** Start of DATA SHOWN **

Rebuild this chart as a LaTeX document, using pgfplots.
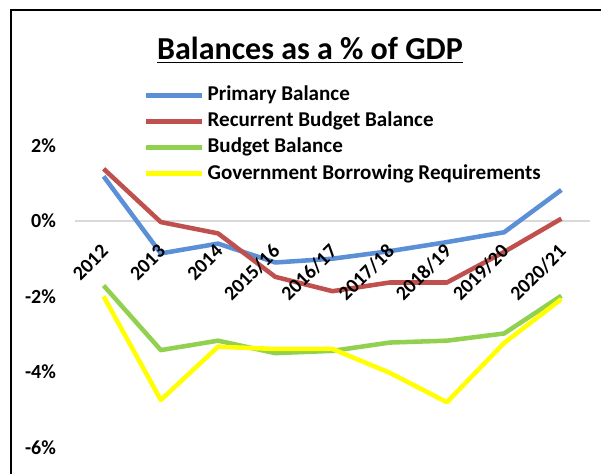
\documentclass[border=0pt]{standalone}
\usepackage{pgfplots}
\pgfplotsset{compat=1.18}
\usepackage{fontspec}
\setmainfont{Carlito}
\definecolor{pb}{HTML}{5B8FD6}
\definecolor{rb}{HTML}{C0504D}
\definecolor{bb}{HTML}{92D050}
\definecolor{gb}{HTML}{FFFF00}
\definecolor{zl}{HTML}{D9D9D9}
\begin{document}
\begin{tikzpicture}
\useasboundingbox (0,0) rectangle (450.75pt,355.5pt);
\begin{axis}[
  at={(56.25pt,0pt)}, anchor=south west,
  scale only axis, width=386.25pt, height=355.5pt,
  xmin=-0.5, xmax=8.5, ymin=-6.70, ymax=5.85,
  axis on top,
  axis x line=middle, axis y line=left,
  axis line style={draw=none},
  major tick length=0pt,
  xtick={0,1,2,3,4,5,6,7,8},
  xticklabels={2012,2013,2014,2015/16,2016/17,2017/18,2018/19,2019/20,2020/21},
  xticklabel style={xshift=3.3pt, yshift=-17.9pt, rotate=45, anchor=east, font=\fontsize{15}{17}\selectfont\bfseries},
  ytick={-6,-4,-2,0,2},
  yticklabels={-6\%,-4\%,-2\%,0\%,2\%},
  yticklabel style={anchor=east, xshift=-10.75pt, font=\fontsize{15}{17}\selectfont\bfseries},
  /pgf/number format/assume math mode=true,
  legend image code/.code={\draw[#1] (0pt,0pt) -- (42pt,0pt);},
  legend cell align=left,
  legend style={at={(axis description cs:0.133,0.822)}, anchor=north west, draw=none, fill=none, inner sep=0pt,
    font=\fontsize{15.8}{18}\selectfont\bfseries,
    nodes={inner sep=0pt, text height=12pt, text depth=4pt},
    row sep=3.6pt,
    /tikz/every odd column/.append style={column sep=2.5pt}},
  every axis plot/.append style={line width=3.4pt, line join=round},
]
\draw[zl, line width=1.3pt] (axis cs:-0.5,0) -- (axis cs:8.5,0);
\addplot[pb] coordinates {(0,1.18) (1,-0.86) (2,-0.60) (3,-1.10) (4,-1.00) (5,-0.80) (6,-0.56) (7,-0.30) (8,0.82)};
\addplot[rb] coordinates {(0,1.38) (1,-0.03) (2,-0.33) (3,-1.48) (4,-1.86) (5,-1.63) (6,-1.63) (7,-0.82) (8,0.06)};
\addplot[bb] coordinates {(0,-1.71) (1,-3.42) (2,-3.17) (3,-3.50) (4,-3.44) (5,-3.22) (6,-3.17) (7,-2.98) (8,-1.98)};
\addplot[gb] coordinates {(0,-2.00) (1,-4.74) (2,-3.33) (3,-3.39) (4,-3.39) (5,-4.02) (6,-4.80) (7,-3.23) (8,-2.07)};
\legend{Primary Balance, Recurrent Budget Balance, Budget Balance, Government Borrowing Requirements}
\end{axis}
\draw[line width=2pt] (8.25pt,-3pt) -- (8.25pt,348pt) -- (455pt,348pt);
\node[font=\fontsize{24}{28}\selectfont\bfseries, anchor=base, inner sep=0pt] at (232.5pt,310.5pt) {\underline{Balances as a \% of GDP}};
\end{tikzpicture}
\end{document}
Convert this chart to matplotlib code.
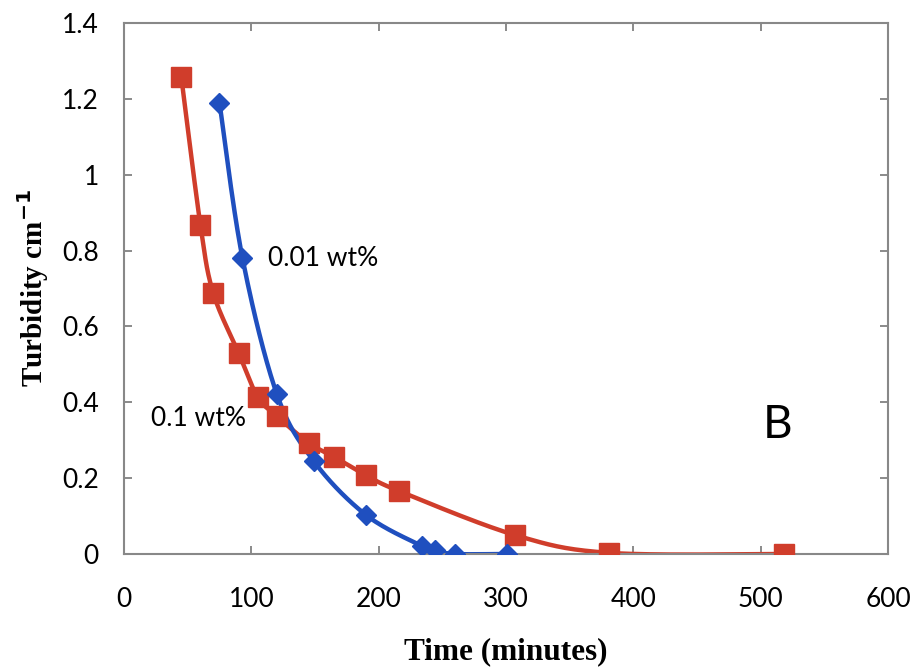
import numpy as np
import matplotlib
matplotlib.use("Agg")
import matplotlib.pyplot as plt

# data
time_01 = [45, 60, 70, 90, 105, 120, 145, 165, 190, 216, 307, 381, 518]
turb_01 = [1.258, 0.868, 0.689, 0.530, 0.414, 0.364, 0.293, 0.256, 0.208, 0.166, 0.050, 0.003, 0.0]

time_001 = [75, 93, 120, 149, 190, 234, 244, 260, 301]
turb_001 = [1.19, 0.781, 0.422, 0.245, 0.103, 0.021, 0.010, 0.0, 0.0]

x_ticks = [0, 100, 200, 300, 400, 500, 600]
y_ticks = [0, 0.2, 0.4, 0.6, 0.8, 1, 1.2, 1.4]
y_ticklabels = ["0", "0.2", "0.4", "0.6", "0.8", "1", "1.2", "1.4"]

RED = "#d03d2b"
BLUE = "#1f4fbf"


def smooth(xs, ys, n=30):
    # Excel-style smoothed line: cubic bezier with catmull-rom control points
    p = np.column_stack([xs, ys]).astype(float)
    p = np.vstack([p[0], p, p[-1]])
    out = []
    for i in range(1, len(p) - 2):
        p0, p1, p2, p3 = p[i - 1], p[i], p[i + 1], p[i + 2]
        c1 = p1 + (p2 - p0) / 6
        c2 = p2 - (p3 - p1) / 6
        t = np.linspace(0, 1, n)[:, None]
        seg = ((1 - t) ** 3) * p1 + 3 * ((1 - t) ** 2) * t * c1 + 3 * (1 - t) * t ** 2 * c2 + t ** 3 * p2
        out.append(seg)
    seg = np.vstack(out)
    return seg[:, 0], seg[:, 1]


fig = plt.figure(figsize=(9.15, 6.71), dpi=100)
ax = fig.add_axes([0.1355, 0.1744, 0.835, 0.7913])

sx, sy = smooth(time_01, turb_01)
ax.plot(sx, sy, color=RED, lw=3.2, zorder=2)
ax.plot(time_01, turb_01, ls="none", marker="s", ms=14.5, color=RED, zorder=3)

sx, sy = smooth(time_001, turb_001)
ax.plot(sx, sy, color=BLUE, lw=3.2, zorder=2)
ax.plot(time_001, turb_001, ls="none", marker="D", ms=10.5, color=BLUE, zorder=3)

ax.set_xlim(0, 600)
ax.set_ylim(0, 1.4)
ax.set_xticks(x_ticks)
ax.set_yticks(y_ticks)
ax.set_yticklabels(y_ticklabels)

tick_font = "Lato"
for lab in ax.get_xticklabels() + ax.get_yticklabels():
    lab.set_fontfamily(tick_font)
    lab.set_fontsize(19)

ax.tick_params(direction="in", length=6, width=1.2, color="#777777",
               top=True, right=True)
ax.tick_params(axis="y", pad=18)
ax.tick_params(axis="x", pad=24)
for sp in ax.spines.values():
    sp.set_color("#888888")
    sp.set_linewidth(1.5)

ax.set_xlabel("Time (minutes)", fontfamily="Liberation Serif", fontweight="bold",
              fontsize=22.5, labelpad=18)
ax.set_ylabel("Turbidity cm$^{\\mathbf{-1}}$", fontfamily="Liberation Serif",
              fontweight="bold", fontsize=21, labelpad=8)

ax.text(113, 0.778, "0.01 wt%", fontfamily=tick_font, fontsize=19, va="center", ha="left")
ax.text(21, 0.356, "0.1 wt%", fontfamily=tick_font, fontsize=19, va="center", ha="left")
ax.text(513, 0.34, "B", fontfamily=tick_font, fontsize=33, va="center", ha="center")

fig.savefig("out.png", dpi=100)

** End of DATA SHOWN **

■ SHORT PROBLEM ■
None of the pictures should appear; repeat the records exactly otherwise.

■ TASK SOLUTION ■
Rebuild this chart as a LaTeX document, using pgfplots.
\documentclass[border=0pt]{standalone}
\usepackage{pgfplots}
\pgfplotsset{compat=1.18}
\usepackage{fontspec}
\setmainfont{Carlito}
\definecolor{pb}{HTML}{5B8FD6}
\definecolor{rb}{HTML}{C0504D}
\definecolor{bb}{HTML}{92D050}
\definecolor{gb}{HTML}{FFFF00}
\definecolor{zl}{HTML}{D9D9D9}
\begin{document}
\begin{tikzpicture}
\useasboundingbox (0,0) rectangle (450.75pt,355.5pt);
\begin{axis}[
  at={(56.25pt,0pt)}, anchor=south west,
  scale only axis, width=386.25pt, height=355.5pt,
  xmin=-0.5, xmax=8.5, ymin=-6.70, ymax=5.85,
  axis on top,
  axis x line=middle, axis y line=left,
  axis line style={draw=none},
  major tick length=0pt,
  xtick={0,1,2,3,4,5,6,7,8},
  xticklabels={2012,2013,2014,2015/16,2016/17,2017/18,2018/19,2019/20,2020/21},
  xticklabel style={xshift=3.3pt, yshift=-17.9pt, rotate=45, anchor=east, font=\fontsize{15}{17}\selectfont\bfseries},
  ytick={-6,-4,-2,0,2},
  yticklabels={-6\%,-4\%,-2\%,0\%,2\%},
  yticklabel style={anchor=east, xshift=-10.75pt, font=\fontsize{15}{17}\selectfont\bfseries},
  /pgf/number format/assume math mode=true,
  legend image code/.code={\draw[#1] (0pt,0pt) -- (42pt,0pt);},
  legend cell align=left,
  legend style={at={(axis description cs:0.133,0.822)}, anchor=north west, draw=none, fill=none, inner sep=0pt,
    font=\fontsize{15.8}{18}\selectfont\bfseries,
    nodes={inner sep=0pt, text height=12pt, text depth=4pt},
    row sep=3.6pt,
    /tikz/every odd column/.append style={column sep=2.5pt}},
  every axis plot/.append style={line width=3.4pt, line join=round},
]
\draw[zl, line width=1.3pt] (axis cs:-0.5,0) -- (axis cs:8.5,0);
\addplot[pb] coordinates {(0,1.18) (1,-0.86) (2,-0.60) (3,-1.10) (4,-1.00) (5,-0.80) (6,-0.56) (7,-0.30) (8,0.82)};
\addplot[rb] coordinates {(0,1.38) (1,-0.03) (2,-0.33) (3,-1.48) (4,-1.86) (5,-1.63) (6,-1.63) (7,-0.82) (8,0.06)};
\addplot[bb] coordinates {(0,-1.71) (1,-3.42) (2,-3.17) (3,-3.50) (4,-3.44) (5,-3.22) (6,-3.17) (7,-2.98) (8,-1.98)};
\addplot[gb] coordinates {(0,-2.00) (1,-4.74) (2,-3.33) (3,-3.39) (4,-3.39) (5,-4.02) (6,-4.80) (7,-3.23) (8,-2.07)};
\legend{Primary Balance, Recurrent Budget Balance, Budget Balance, Government Borrowing Requirements}
\end{axis}
\draw[line width=2pt] (8.25pt,-3pt) -- (8.25pt,348pt) -- (455pt,348pt);
\node[font=\fontsize{24}{28}\selectfont\bfseries, anchor=base, inner sep=0pt] at (232.5pt,310.5pt) {\underline{Balances as a \% of GDP}};
\end{tikzpicture}
\end{document}
Convert this chart to matplotlib code.
import numpy as np
import matplotlib
matplotlib.use("Agg")
import matplotlib.pyplot as plt

# data
time_01 = [45, 60, 70, 90, 105, 120, 145, 165, 190, 216, 307, 381, 518]
turb_01 = [1.258, 0.868, 0.689, 0.530, 0.414, 0.364, 0.293, 0.256, 0.208, 0.166, 0.050, 0.003, 0.0]

time_001 = [75, 93, 120, 149, 190, 234, 244, 260, 301]
turb_001 = [1.19, 0.781, 0.422, 0.245, 0.103, 0.021, 0.010, 0.0, 0.0]

x_ticks = [0, 100, 200, 300, 400, 500, 600]
y_ticks = [0, 0.2, 0.4, 0.6, 0.8, 1, 1.2, 1.4]
y_ticklabels = ["0", "0.2", "0.4", "0.6", "0.8", "1", "1.2", "1.4"]

RED = "#d03d2b"
BLUE = "#1f4fbf"


def smooth(xs, ys, n=30):
    # Excel-style smoothed line: cubic bezier with catmull-rom control points
    p = np.column_stack([xs, ys]).astype(float)
    p = np.vstack([p[0], p, p[-1]])
    out = []
    for i in range(1, len(p) - 2):
        p0, p1, p2, p3 = p[i - 1], p[i], p[i + 1], p[i + 2]
        c1 = p1 + (p2 - p0) / 6
        c2 = p2 - (p3 - p1) / 6
        t = np.linspace(0, 1, n)[:, None]
        seg = ((1 - t) ** 3) * p1 + 3 * ((1 - t) ** 2) * t * c1 + 3 * (1 - t) * t ** 2 * c2 + t ** 3 * p2
        out.append(seg)
    seg = np.vstack(out)
    return seg[:, 0], seg[:, 1]


fig = plt.figure(figsize=(9.15, 6.71), dpi=100)
ax = fig.add_axes([0.1355, 0.1744, 0.835, 0.7913])

sx, sy = smooth(time_01, turb_01)
ax.plot(sx, sy, color=RED, lw=3.2, zorder=2)
ax.plot(time_01, turb_01, ls="none", marker="s", ms=14.5, color=RED, zorder=3)

sx, sy = smooth(time_001, turb_001)
ax.plot(sx, sy, color=BLUE, lw=3.2, zorder=2)
ax.plot(time_001, turb_001, ls="none", marker="D", ms=10.5, color=BLUE, zorder=3)

ax.set_xlim(0, 600)
ax.set_ylim(0, 1.4)
ax.set_xticks(x_ticks)
ax.set_yticks(y_ticks)
ax.set_yticklabels(y_ticklabels)

tick_font = "Lato"
for lab in ax.get_xticklabels() + ax.get_yticklabels():
    lab.set_fontfamily(tick_font)
    lab.set_fontsize(19)

ax.tick_params(direction="in", length=6, width=1.2, color="#777777",
               top=True, right=True)
ax.tick_params(axis="y", pad=18)
ax.tick_params(axis="x", pad=24)
for sp in ax.spines.values():
    sp.set_color("#888888")
    sp.set_linewidth(1.5)

ax.set_xlabel("Time (minutes)", fontfamily="Liberation Serif", fontweight="bold",
              fontsize=22.5, labelpad=18)
ax.set_ylabel("Turbidity cm$^{\\mathbf{-1}}$", fontfamily="Liberation Serif",
              fontweight="bold", fontsize=21, labelpad=8)

ax.text(113, 0.778, "0.01 wt%", fontfamily=tick_font, fontsize=19, va="center", ha="left")
ax.text(21, 0.356, "0.1 wt%", fontfamily=tick_font, fontsize=19, va="center", ha="left")
ax.text(513, 0.34, "B", fontfamily=tick_font, fontsize=33, va="center", ha="center")

fig.savefig("out.png", dpi=100)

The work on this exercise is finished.